The Company believes that FFO provides an additional indicator of the operating performance of its properties without giving effect to real estate depreciation and amortization, which assumes the value of real estate assets declines predictably over time. Since values of well-maintained real estate assets have historically risen with market conditions, the Company believes that FFO enhances investors’ understanding of its operating performance. The use of FFO as an indicator of financial performance is influenced not only by the operations of the Company’s properties and interest rates, but also by its capital structure. The Company presents both FFO of its operating partnership and FFO allocable to its common shareholders, as it believes that both are useful performance measures. The Company believes FFO of its operating partnership is a useful performance measure since it conducts substantially all of its business through its operating partnership and, therefore, it reflects the performance of the properties in absolute terms regardless of the ratio of ownership interests of the Company’s common shareholders and the noncontrolling interest in the operating partnership. The Company believes FFO allocable to its common shareholders is a useful performance measure because it is the performance measure that is most directly comparable to net income (loss) attributable to its common shareholders.
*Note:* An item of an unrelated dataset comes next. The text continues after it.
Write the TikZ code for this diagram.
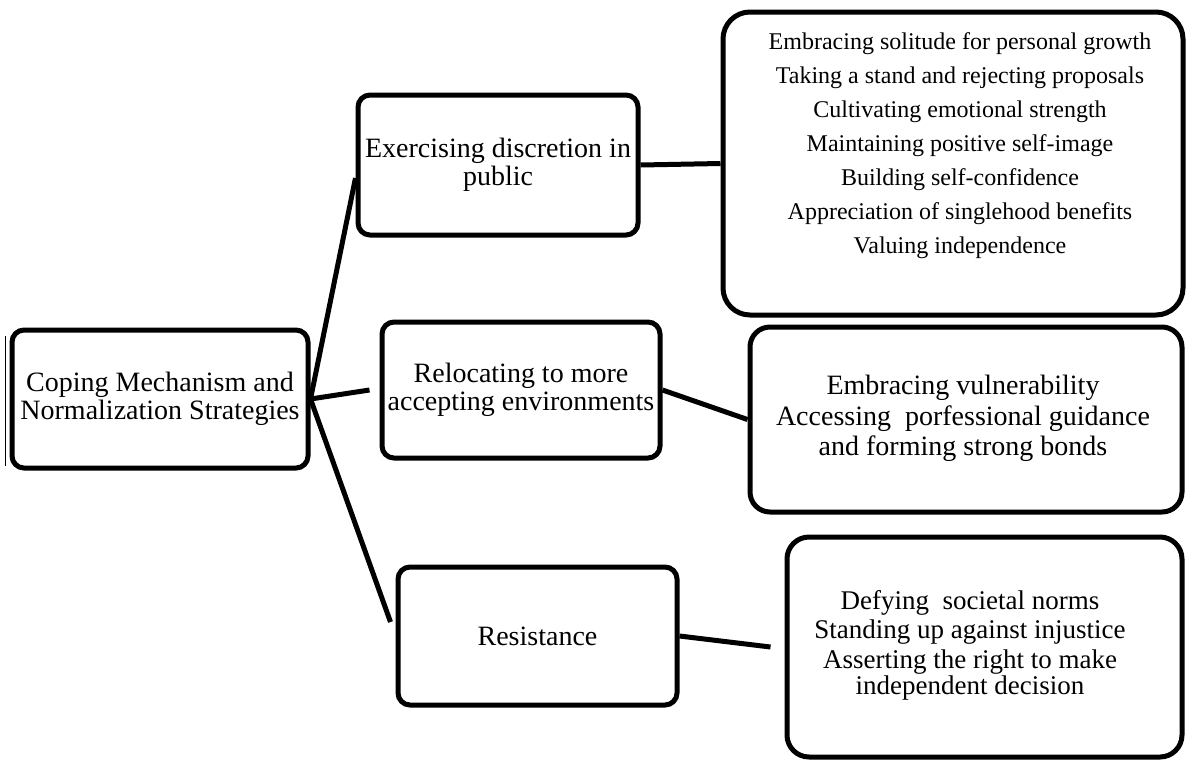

In the reconciliation of net income attributable to the Company's common shareholders to FFO allocable to its common shareholders, located in this earnings release, the Company makes an adjustment to add back noncontrolling interest in income (loss) of its operating partnership in order to arrive at FFO of its operating partnership. The Company then applies a percentage to FFO of its operating partnership to arrive at FFO allocable to its common shareholders. The percentage is computed by taking the weighted average number of common shares outstanding for the period and dividing it by the sum of the weighted average number of common shares and the weighted average number of operating partnership units outstanding during the period.
FFO does not represent cash flows from operations as defined by accounting principles generally accepted in the United States, is not necessarily indicative of cash available to fund all cash flow needs and should not be considered as an alternative to net income (loss) for purposes of evaluating the Company’s operating performance or to cash flow as a measure of liquidity.
As described above, during the second quarter 2013, the Company recorded a loss on extinguishment of debt of $9.1 million and gain on investment of $2.4 million. Considering the significance and nature of these items, the Company believes that it is important to identify their impact on its FFO measures for a reader to have a complete understanding of the Company’s results of operations. Therefore, the Company has also presented adjusted FFO measures excluding these items.